According to the girl’s complaint dated December 1 last year, Mesa called her to have dinner at a restaurant on the evening of November 30, and she went to meet him there with her aunt Srey Neang.

After dinner at around 9pm, Mesa asked the girl to have dessert with him and told her aunt to take a motorbike back home, guaranteeing to her that he would drive the girl home safely himself.

However, Mesa did not take the girl out for dessert and instead took her to a guesthouse in Banlung town and forced her to have sex with him, the complaint said.

Reached by The Post for comment on January 11, Mesa denied the allegations, claiming he was currently on security duty along the Cambodian-Vietnamese border and had no time to pay attention to the complaint.

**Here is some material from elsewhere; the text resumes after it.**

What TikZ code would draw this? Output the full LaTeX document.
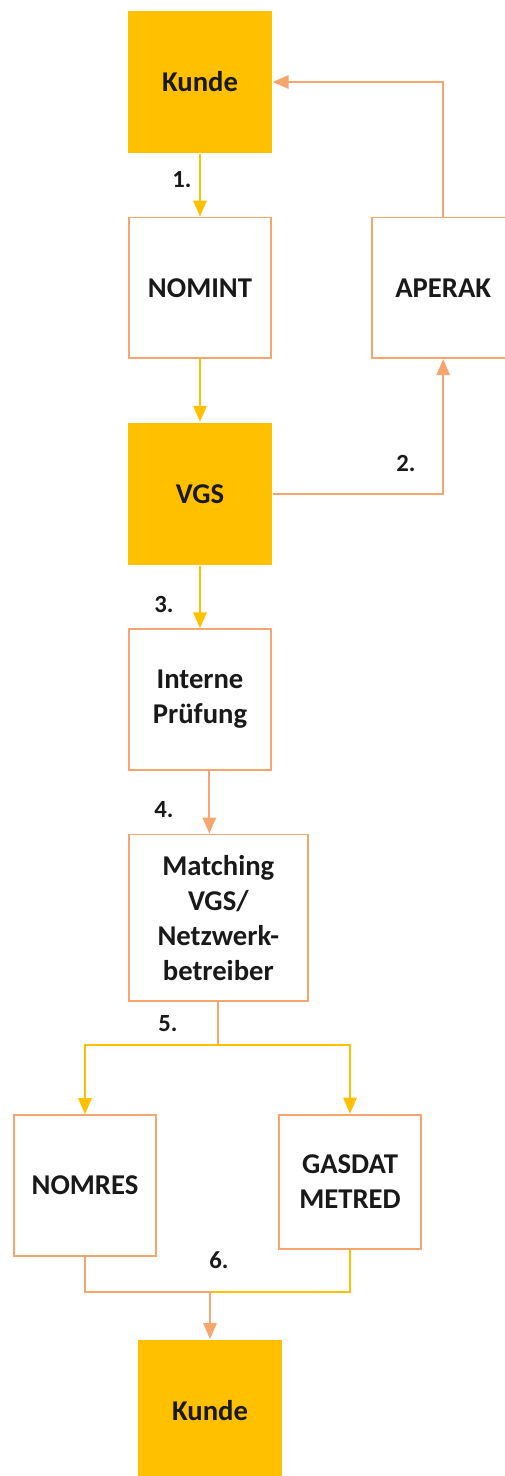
\documentclass[tikz,border=0pt]{standalone}
\usepackage{fontspec}
\setmainfont{Carlito}
\usetikzlibrary{positioning,arrows.meta}
\definecolor{vgsgelb}{HTML}{FFC000}
\definecolor{rahmen}{HTML}{F4A66E}
\newcommand{\boxfont}{\fontsize{21.5}{26.25}\selectfont\bfseries}
\newcommand{\stepfont}{\fontsize{18.5}{22}\selectfont\bfseries}

\tikzset{
	feld/.style={draw=rahmen, line width=1.4pt, fill=white, text=black!90,
		minimum width=106.5pt, minimum height=105.5pt, inner sep=0pt,
		align=center, font=\boxfont},
	partei/.style={feld, draw=none, fill=vgsgelb, minimum width=107.5pt, minimum height=106.5pt},
	gelb/.style={draw=vgsgelb, line width=1.4pt},
	fluss/.style={draw=rahmen, line width=1.4pt},
	pfeil/.style={-{Triangle[length=12pt,width=10pt]}},
	schritt/.style={font=\stepfont, text=black!90, inner sep=0pt},
}

\begin{document}
\begin{tikzpicture}[x=0.75pt, y=-0.75pt, node distance=47pt]
	\useasboundingbox (0,0) rectangle (505,1476);

	\node[partei] (kunde) at (200,82) {Kunde};
	\node[feld, below=of kunde] (nomint) {NOMINT};
	\node[feld, right=74.5pt of nomint] (aperak) {APERAK};
	\node[partei, below=of nomint] (vgs) {VGS};
	\node[feld, below=of vgs] (pruefung) {Interne\\Prüfung};
	\node[feld, below=of pruefung.south west, anchor=north west,
		minimum width=134pt, minimum height=125pt] (matching) {Matching\\VGS/\\Netzwerk-\\betreiber};
	\node[feld] (nomres) at (85,1185.5) {NOMRES};
	\node[feld, minimum height=101pt] (gasdat) at (350,1182) {GASDAT\\METRED};
	\node[partei] (kundeend) at (210,1411) {Kunde};

	\coordinate (p4) at ([xshift=7pt]pruefung.south);
	\coordinate (split) at ([yshift=-32pt]matching.south);
	\coordinate (join) at (kundeend.north |- 0,1292);

	\draw[gelb, pfeil] (kunde) -- (nomint);
	\draw[gelb, pfeil] (nomint) -- (vgs);
	\draw[fluss, pfeil] (vgs.east) -| (aperak.south);
	\draw[fluss, pfeil] (aperak.north) |- (kunde.east);
	\draw[gelb, pfeil] (vgs) -- (pruefung);
	\draw[fluss, pfeil] (p4) -- (p4 |- matching.north);
	\draw[fluss] (matching.south) -- (split);
	\draw[gelb, pfeil] (split) -| (nomres.north);
	\draw[gelb, pfeil] (split) -| (gasdat.north);
	\draw[fluss] (nomres.south) |- (join);
	\draw[gelb] (gasdat.south) |- (join);
	\draw[fluss, pfeil] (join) -- (kundeend.north);

	\node[schritt] (s1) at (182,180) {1.};
	\node[schritt] (s2) at (406,463) {2.};
	\node[schritt] (s3) at (164,604) {3.};
	\node[schritt] (s4) at (164,810) {4.};
	\node[schritt] (s5) at (168,1024) {5.};
	\node[schritt] (s6) at (219,1260) {6.};
\end{tikzpicture}
\end{document}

“I don’t worry about this because I did not commit the crime. I will appear [for questioning] if the court issues a summons for me,” he said

A local police officer who asked not to be named told The Post on January 11 that the accusations were true because after receiving the complaint, a senior police official tried to facilitate a settlement between the girl and Mesa outside of court.

He said Mesa offered six million riel ($1,500) in compensation to the girl’s family. After receiving the money, he said the girl went to the police station to withdraw her complaint, citing reasons that she wanted to protect the honour and dignity of her family.

However, provincial deputy police chief in charge of anti-human trafficking and juvenile protection Keo Davy told The Post that the girl had tried to withdraw her complaint three times but had not given any reasons.

“We don’t know what motivates her attempts to withdraw her complaint, but we’ve already sent the case to the prosecutor for further action,” she said.

Provincial police chief Yin Chamnan said the case was now out of the police’s hands.

“Now that this case has reached the court, let the court handle the matter. It’s beyond my jurisdiction.”